The prevalent practice of property investment firms sharing undisclosed kickbacks will be outlawed, amongst other changes to come into effect in NSW on 1 July this year under the Property Stock and Business Agents Act and Real Estate Reform being handed down by regulators in NSW. Many may not realise that the practise of passing along commissions is already outlawed under the legislation unless you are a licensed agent (see S33 of the legislation here), but the reform now increases the qualifications required to partake in any real estate transaction.

Property commentator and valuer Anna Porter of Suburbanite welcomes the reform and says conflict of interest frequently arises when a mortgage broker, accountant or financial planner receives part of the commission from the property firm, who receive their fees from the developer or seller.

As such, this puts the broker into a position “by which they are being paid on both sides of the fence. From the activities the undertake on behalf of the buyer and again from the filter down of fees from the seller. Until now this has been a grey area and there was nothing stopping this practise,” Porter says.

Ms Porter says that, for decades, property investment firms have been recommending off- the-plan properties to investors and receiving commissions or kickbacks from developers, and passing those on to referrers.

“Property investment firms commonly pass some of their commission on to the mortgage broker, accountant or financial planner as a reward to them for passing on the referral. This means that many brokers or financial service providers are making significant amounts of money just to refer on to a property firm, often totalling hundreds of thousands of dollars a year,” Anna Porter said.

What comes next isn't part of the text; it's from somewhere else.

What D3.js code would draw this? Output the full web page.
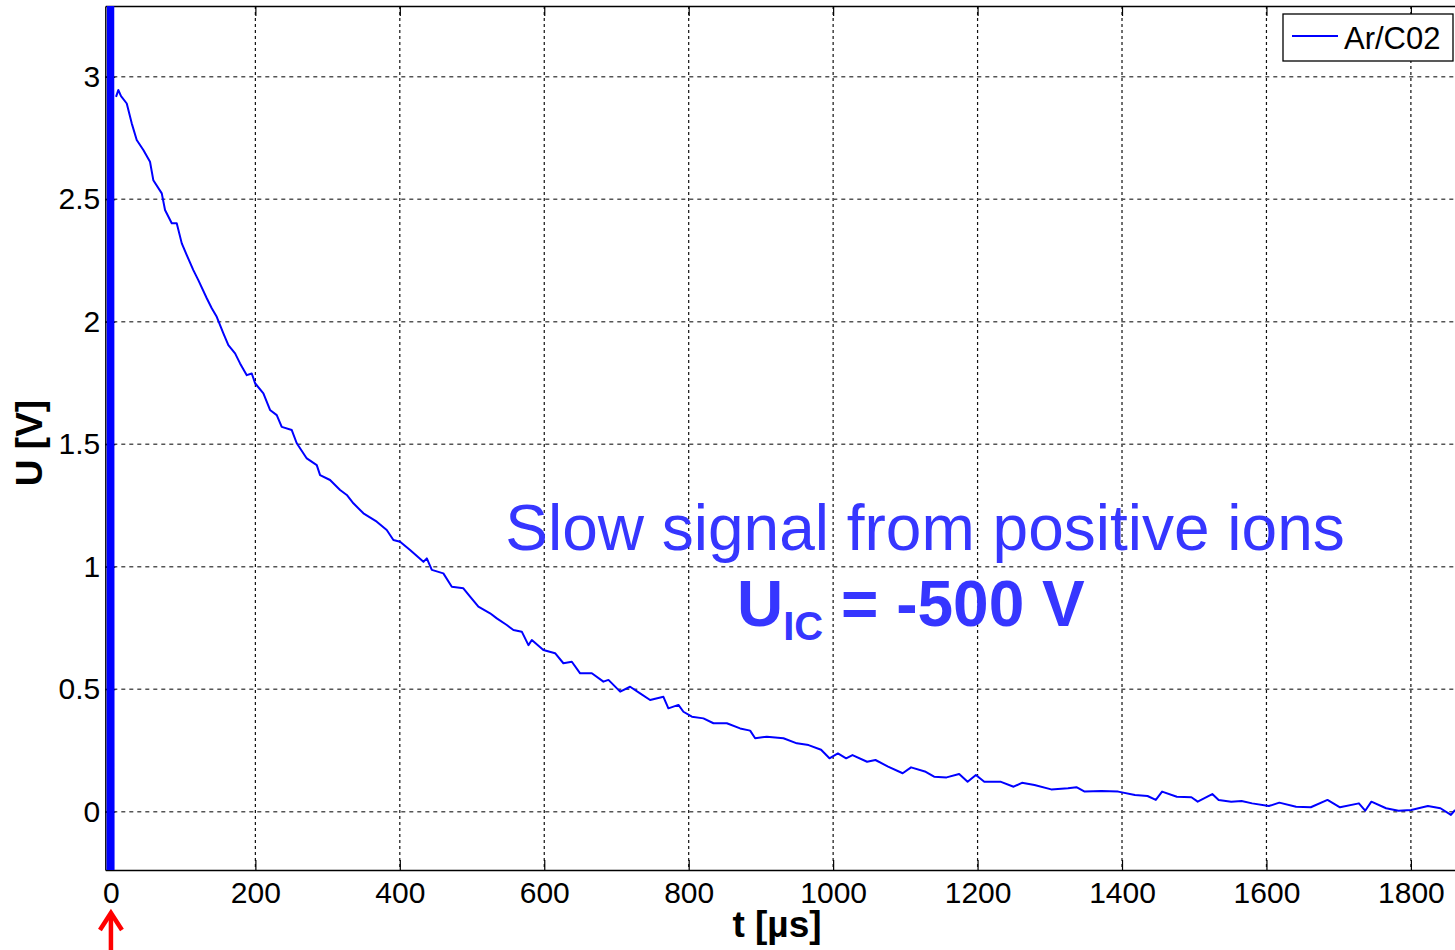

New property industry reform and the Property, Stock and Business Agents ACT  (plus 2018 Amendment Property Industry Reform Bill 2017)  will be in force from July this year and whilst the main ACT already prohibits this practise, unless the broker or referring partner also holds a real estate industry license, the reform now dictates that the license course will be a full Diploma course as of July, making it harder for affiliated parties to partake in fee splits or be paid on both sides of the transaction.

“Under the laws, if the broker takes a referral fee from the property firm, they will have to be a licensed real estate agent and also hold a Corporation’s license under the ACT. Subsequently, every transaction that they receive a referral fee from they will be putting their license up against the transaction and taking full liability for the conduct, practises and outcome of that transaction, ever if they have little to do with the transaction, they are a party to it financially and therefore take as much risk as everyone else in the transaction.”

“Some well-known mortgage broking firms openly admit to receiving $5,000-$10,000 per referral in their pocket. This is effectively a conflict of interest as the buyer is a client of the brokers, but the fee that comes down from the investment firm is from the seller – the developer.”

Assuming in some circumstances a broker may also hold a real estate license, under the legislation this raises issues around the ethics of receiving fees to act on the buyers’ behalf as their broker but then receiving a fee from the property firm who get their fees from the seller or developer.

“So, if a referrer does hold a real estate license, and does receive a part of the sale commission, they may find themselves in breach of the ethical requirements under the act.”